Перекресток версий. Роман Василия Гроссмана «Жизнь и судьба» в литературно-политическом контексте 1960-х — 2010-х годов (Фельдман, Бит-Юнан) - страница 196

Значит, предложено было обмануть сотрудников редакции. Сообщить, что «вот это она и есть — та самая рукопись».

Подчеркнем: мы лишь анализируем — источник. Ничего личного. Только азы источниковедения.

Сарновский план дерзким был. Для перепечатывания романа «Жизнь и судьба» машинистке понадобился бы месяц, не меньше, и маловероятно, чтобы в редакции «Октября» без возражений бы дожидались. Еще менее вероятно, чтобы там приняли такой, скажем, новодел — за подлинник четвертьвековой давности. Раскрыли бы подлог. А дочь писателя уже заплатила бы машинистке, как минимум, пятьсот рублей. Для справки: месячный доход полковника. Или профессорский. В общем, издержки солидные, конфуз — неизбежный.

Трудно судить, был ли дан такой вот комически-мошеннический совет. Дочь Гроссмана о том не рассказывала. Сарнов же продолжал: «Не знаю, последовала ли Катя моему совету, или в редакции „Октября“ без меня додумались до такого простого решения вопроса, но другого варианта тут быть не могло, в основу журнальной публикации было положено западное издание».

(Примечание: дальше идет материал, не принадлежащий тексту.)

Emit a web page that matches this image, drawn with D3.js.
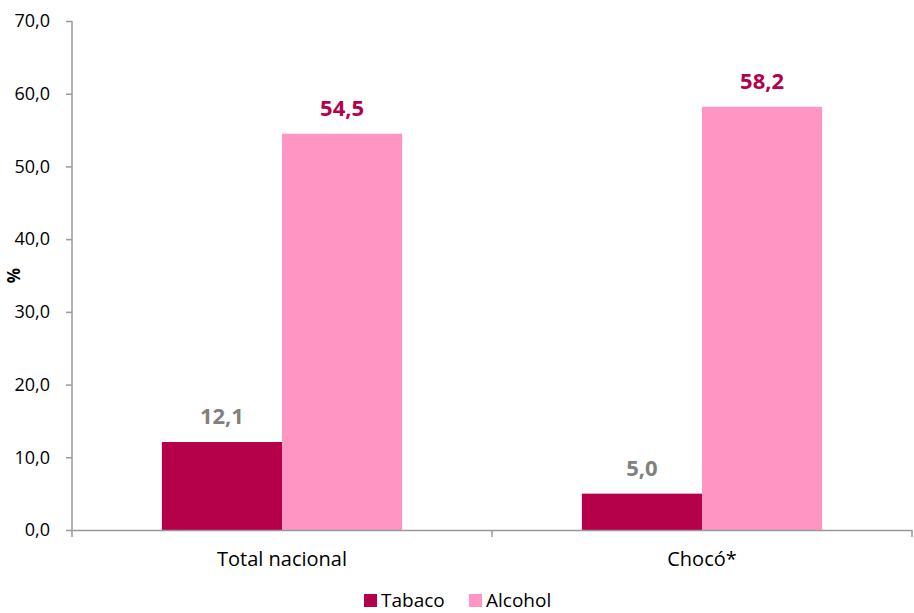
<!DOCTYPE html>
<html>
<head>
<meta charset="utf-8">
<script src="https://cdn.jsdelivr.net/npm/d3@7"></script>
<style>
  body { margin: 0; background: #fff; }
  text { font-family: "Open Sans", "Noto Sans", sans-serif; }
</style>
</head>
<body>
<div id="chart"></div>
<script>
var categories = ["Total nacional", "Chocó*"];
var seriesNames = ["Tabaco", "Alcohol"];
var tabaco = [12.1, 5.0];
var alcohol = [54.5, 58.2];
var yTicks = [0, 10, 20, 30, 40, 50, 60, 70];

var colors = { Tabaco: "#b5004a", Alcohol: "#ff95c3" };
var labelColors = { Tabaco: "#808080", Alcohol: "#b5004a" };

var width = 914, height = 613;
var margin = { top: 21, right: 2, bottom: 83, left: 72 };

var svg = d3.select("#chart").append("svg")
    .attr("width", width)
    .attr("height", height);

var g = svg.append("g")
    .attr("transform", "translate(" + margin.left + "," + margin.top + ")");

var innerW = width - margin.left - margin.right;
var innerH = height - margin.top - margin.bottom;

var x0 = d3.scaleBand()
    .domain(categories)
    .range([0, innerW])
    .paddingInner(0)
    .paddingOuter(0);

var x1 = d3.scaleBand()
    .domain(seriesNames)
    .range([x0.bandwidth() * 0.214, x0.bandwidth() * 0.786]);

var y = d3.scaleLinear()
    .domain([0, 70])
    .range([innerH, 0]);

var rows = categories.map(function (c, i) {
    return { cat: c, values: [
        { name: "Tabaco", value: tabaco[i] },
        { name: "Alcohol", value: alcohol[i] }
    ] };
});

var groups = g.selectAll(".grp")
    .data(rows)
    .enter().append("g")
    .attr("transform", function (d) { return "translate(" + x0(d.cat) + ",0)"; });

groups.selectAll("rect")
    .data(function (d) { return d.values; })
    .enter().append("rect")
    .attr("x", function (d) { return x1(d.name); })
    .attr("y", function (d) { return y(d.value); })
    .attr("width", x1.bandwidth())
    .attr("height", function (d) { return innerH - y(d.value); })
    .attr("fill", function (d) { return colors[d.name]; });

groups.selectAll(".val")
    .data(function (d) { return d.values; })
    .enter().append("text")
    .attr("x", function (d) { return x1(d.name) + x1.bandwidth() / 2; })
    .attr("y", function (d) { return y(d.value) - 18; })
    .attr("text-anchor", "middle")
    .style("font-size", "22px")
    .style("font-weight", "bold")
    .attr("fill", function (d) { return labelColors[d.name]; })
    .text(function (d) { return d.value.toFixed(1).replace(".", ","); });

// y axis
var yAxis = g.append("g")
    .call(d3.axisLeft(y).tickValues(yTicks).tickSize(6).tickPadding(16)
        .tickFormat(function (d) { return d.toFixed(1).replace(".", ","); }));
yAxis.select(".domain").attr("stroke", "#999").attr("stroke-width", 1.5)
    .attr("d", "M0," + (innerH + 7) + "V0");
yAxis.selectAll(".tick line").attr("stroke", "#999").attr("stroke-width", 1.5);
yAxis.selectAll(".tick text").style("font-size", "18px").attr("fill", "#000");

// x axis
var xAxis = g.append("g")
    .attr("transform", "translate(0," + innerH + ")")
    .call(d3.axisBottom(x0).tickSize(0).tickPadding(22));
xAxis.select(".domain").attr("stroke", "#999").attr("stroke-width", 1.5);
xAxis.selectAll(".tick text").style("font-size", "20px").attr("fill", "#000");
xAxis.selectAll(".sep")
    .data(categories)
    .enter().append("line")
    .attr("x1", function (d) { return x0(d) + x0.bandwidth(); })
    .attr("x2", function (d) { return x0(d) + x0.bandwidth(); })
    .attr("y1", 0).attr("y2", 7)
    .attr("stroke", "#999").attr("stroke-width", 1.5);

// y label
svg.append("text")
    .attr("transform", "translate(20," + (margin.top + y(35)) + ") rotate(-90)")
    .attr("text-anchor", "middle")
    .style("font-size", "17px")
    .style("font-weight", "bold")
    .text("%");

// legend
var legend = svg.append("g").attr("transform", "translate(364,594)");
var lx = [0, 105];
seriesNames.forEach(function (s, i) {
    legend.append("rect")
        .attr("x", lx[i]).attr("y", 0)
        .attr("width", 13).attr("height", 13)
        .attr("fill", colors[s]);
    legend.append("text")
        .attr("x", lx[i] + 17).attr("y", 13)
        .style("font-size", "19px")
        .attr("fill", "#000")
        .text(s);
});
</script>
</body>
</html>
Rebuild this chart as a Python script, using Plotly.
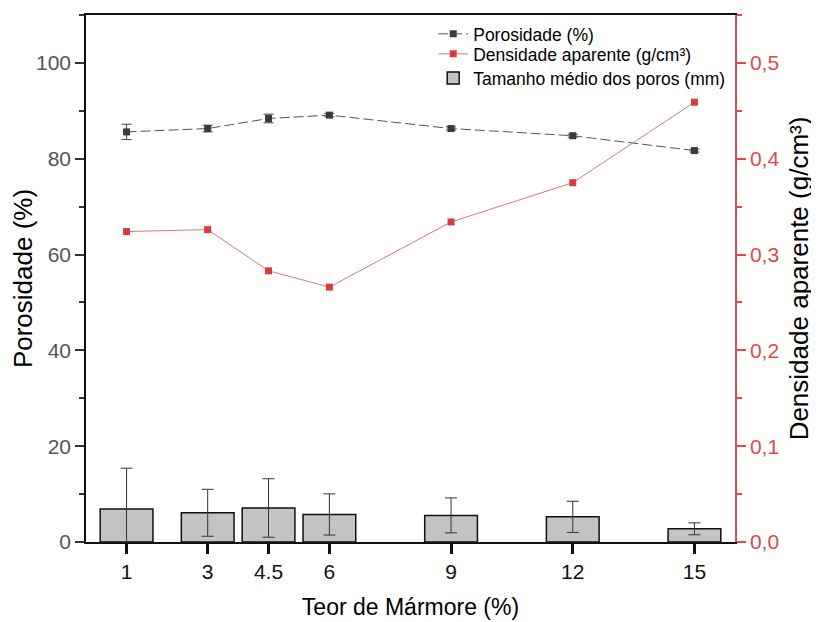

Особенно интересно, что «другого варианта тут быть не могло». Если судить по статье, знал Сарнов о гроссмановской рукописи уже лет двенадцать, мало того, показывал лозаннское издание Липкину, желавшему убедиться, что именно по сохраненному им экземпляру опубликован роман. Это прямое свидетельство.

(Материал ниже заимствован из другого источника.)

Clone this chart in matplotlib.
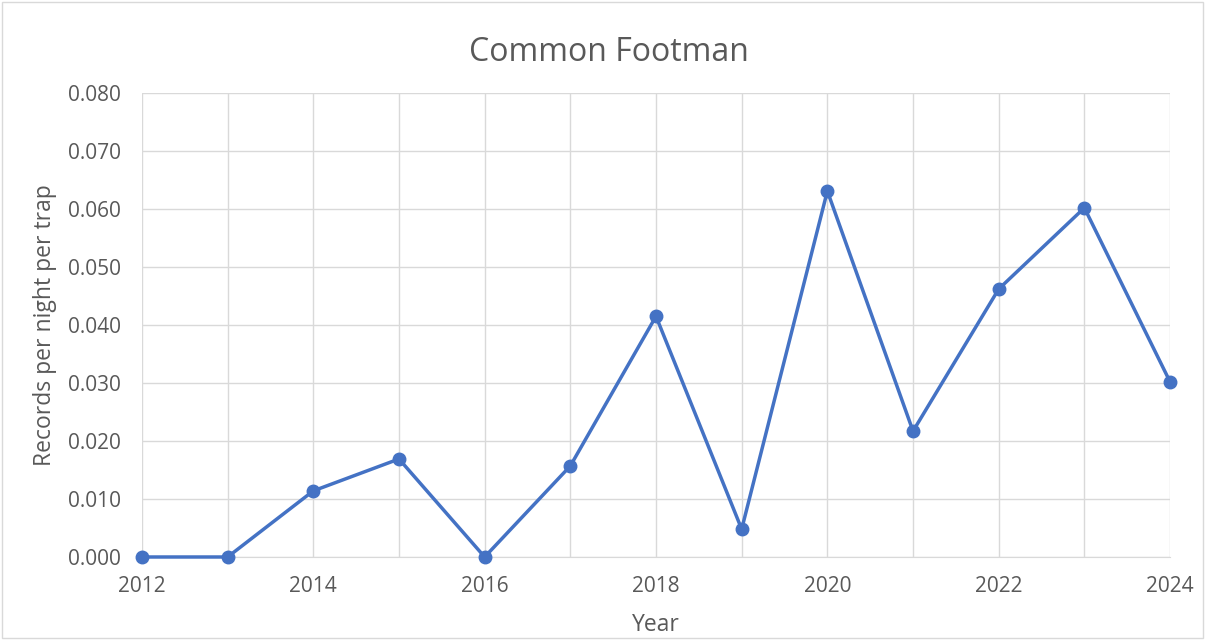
import matplotlib
matplotlib.use("Agg")
import matplotlib.pyplot as plt
from matplotlib.ticker import MultipleLocator, FormatStrFormatter

years = [2012, 2013, 2014, 2015, 2016, 2017, 2018, 2019, 2020, 2021, 2022, 2023, 2024]
records = [0.0, 0.0, 0.0114, 0.0169, 0.0, 0.0157, 0.0415, 0.0048, 0.0631, 0.0217, 0.0462, 0.0602, 0.0302]
xtick_years = [2012, 2014, 2016, 2018, 2020, 2022, 2024]

text_color = "#595959"
grid_color = "#d9d9d9"
line_color = "#4472C4"

plt.rcParams["font.family"] = ["Open Sans", "DejaVu Sans"]

fig = plt.figure(figsize=(12.05, 6.4), dpi=100)
ax = fig.add_axes([0.1178, 0.1297, 0.8532, 0.725])

ax.plot(years, records, color=line_color, linewidth=2.5, marker="o",
        markersize=9, zorder=3, clip_on=False)

ax.set_xlim(2012, 2024)
ax.set_ylim(0, 0.08)
ax.set_xticks(xtick_years)
ax.set_xticks(years, minor=True)
ax.yaxis.set_major_locator(MultipleLocator(0.01))
ax.yaxis.set_major_formatter(FormatStrFormatter("%.3f"))

ax.grid(True, which="both", axis="x", color=grid_color, linewidth=1)
ax.grid(True, which="major", axis="y", color=grid_color, linewidth=1)
ax.set_axisbelow(True)

for side in ["top", "right", "left"]:
    ax.spines[side].set_visible(False)
ax.spines["bottom"].set_color(grid_color)

ax.tick_params(which="both", length=0, colors=text_color, labelsize=15)
ax.tick_params(axis="x", pad=14)
ax.tick_params(axis="y", pad=15)

fig.text(0.505, 0.918, "Common Footman", fontsize=23, color=text_color,
         ha="center", va="center")
ax.set_xlabel("Year", fontsize=16.5, color=text_color, labelpad=11)
ax.set_ylabel("Records per night per trap", fontsize=16.5, color=text_color, labelpad=8)

# light outer border like the chart area frame
fig.patches.append(plt.Rectangle((0.002, 0.003), 0.996, 0.994, transform=fig.transFigure,
                                 fill=False, edgecolor=grid_color, linewidth=1))

fig.savefig("out.png", dpi=100)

Сарнов заявил, что в истории публикации романа загадок нет, а при анализе его статьи все новые обнаруживаются. Он ведь сам утверждал, будто давно знал о сохраненной Липкиным рукописи, а коль так, непонятно, в силу каких причин не смог рассказать это ни Ананьеву, ни «другу» Лазареву, ни дочери Гроссмана, если «с ней были знакомы и даже дружны с юных лет».

Похоже, мемуарист опять увлекся нарративом, вот и запамятовал свои прежние сюжеты. Что ж, не с ним первым такое случилось.

Далее он характеризовал публикацию в «Октябре». По его словам, «этот советский, журнальный вариант текстологически оказался даже еще более несовершенным, чем западный: повторив все огрехи западного издания, все свойственные ему зияния и лакуны, он к ним добавил еще и свои. Ведь тут в ход пошли и разные цензурные соображения, с которыми в то время еще нельзя было не считаться. Особенно там пострадала очень важная для Гроссмана еврейская тема. Вероятно, Ананьеву (или цензорам) она представлялась наиболее опасной».

Порассуждав о причинах, обусловивших купюры, Сарнов перешел к выводу. Конечно же, неутешительному: «В общем, на этом этапе ни о какой текстологии не могло быть даже и речи. Какая там текстология! Полный произвол!».